Be careful not to confuse “comfortable” with “boring” or “different” with “wrong.” Some of the best partners won’t match your exact template. They’ll just be solid where it counts.
How to Date Without Chasing a Fantasy
The fix is not lowering your standards. It’s improving your standards.
That means separating core values from surface preferences.
Core values:
- Do they treat people well?
- Are they reliable?
- Do they want a similar kind of life?
- Can they handle conflict like an adult?
Surface preferences:
- Height
- Taste in music
- Whether they’re extroverted
- The exact way they flirt
- How “perfect” the first spark feels
If you confuse the two, you’ll reject good people for minor reasons and then complain that nobody is serious.
Try this in dating:
- Decide your top 3 non-negotiables.
- Notice whether your standards are about character or chemistry.
- Give promising people enough time to reveal who they are.
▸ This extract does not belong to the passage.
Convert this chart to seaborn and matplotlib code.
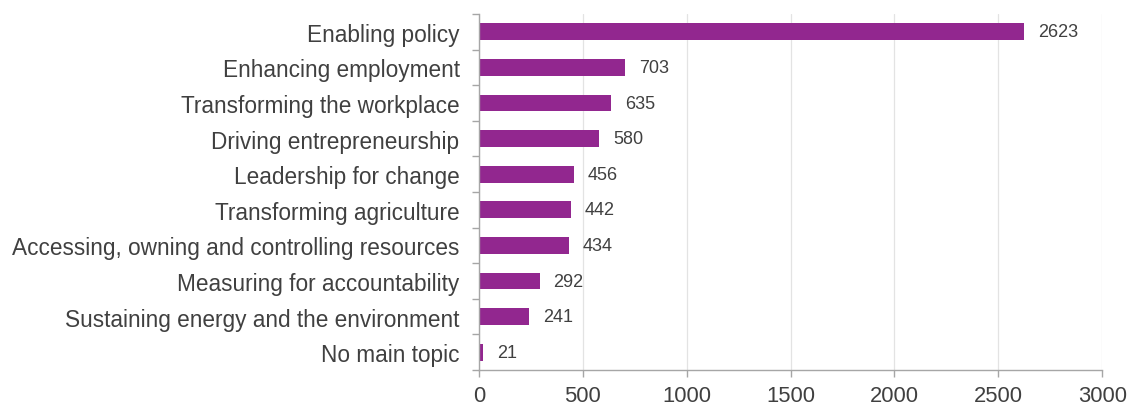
import matplotlib
matplotlib.use("Agg")
import matplotlib.pyplot as plt
import seaborn as sns
import pandas as pd
import numpy as np

topics = [
    "Enabling policy",
    "Enhancing employment",
    "Transforming the workplace",
    "Driving entrepreneurship",
    "Leadership for change",
    "Transforming agriculture",
    "Accessing, owning and controlling resources",
    "Measuring for accountability",
    "Sustaining energy and the environment",
    "No main topic",
]
counts = [2623, 703, 635, 580, 456, 442, 434, 292, 241, 21]
x_ticks = [0, 500, 1000, 1500, 2000, 2500, 3000]

df = pd.DataFrame({"topic": topics, "count": counts})

sns.set_theme(style="white")
plt.rcParams["font.family"] = ["Liberation Sans", "DejaVu Sans"]

fig = plt.figure(figsize=(11.27, 4.06), dpi=100)
ax = fig.add_axes([0.425, 0.086, 0.553, 0.877])

bar_color = "#92278F"
sns.barplot(data=df, x="count", y="topic", orient="h", color=bar_color,
            width=0.47, saturation=1, edgecolor="none", ax=ax)

ax.set_xlim(0, 3000)
ax.set_ylim(len(topics) - 0.5, -0.5)
ax.set_xticks(x_ticks)
ax.set_xticklabels([str(t) for t in x_ticks], fontsize=15.8, color="#404040")
ax.set_yticks(range(len(topics)))
ax.set_yticklabels(topics, fontsize=16.3, color="#404040")
ax.set_xlabel("")
ax.set_ylabel("")

# vertical gridlines
ax.grid(axis="x", color="#e3e3e3", linewidth=0.9)
ax.set_axisbelow(True)

# spines
for s in ["top", "right"]:
    ax.spines[s].set_visible(False)
for s in ["left", "bottom"]:
    ax.spines[s].set_color("#a6a6a6")
    ax.spines[s].set_linewidth(1.0)

# category ticks sit between bars
ax.set_yticks(np.arange(-0.5, len(topics)), minor=True)
ax.tick_params(axis="y", which="major", left=False, length=0, pad=14)
ax.tick_params(axis="y", which="minor", left=True, length=5, color="#a6a6a6",
               width=1, direction="out")
ax.tick_params(axis="x", which="major", bottom=True, length=5, color="#a6a6a6",
               width=1, direction="out", pad=5.5)

for i, v in enumerate(counts):
    ax.annotate(str(v), xy=(v, i), xytext=(10, 0), textcoords="offset points",
                va="center", ha="left", fontsize=13, color="#404040")

fig.savefig("out.png", dpi=100)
A woman may not dazzle you in the first ten minutes, but if she is kind, grounded, and genuinely interested, that matters more than a high-gloss first impression. The same goes for men: a guy doesn’t need to be flawlessly smooth if he’s stable, respectful, and able to build trust.
The goal is not to settle. It’s to stop demanding fantasy-level certainty from an imperfect process.
There is no perfect partner, and that’s good news. It means the best relationship you can have is not something you find by luck—it’s something you build with your eyes open.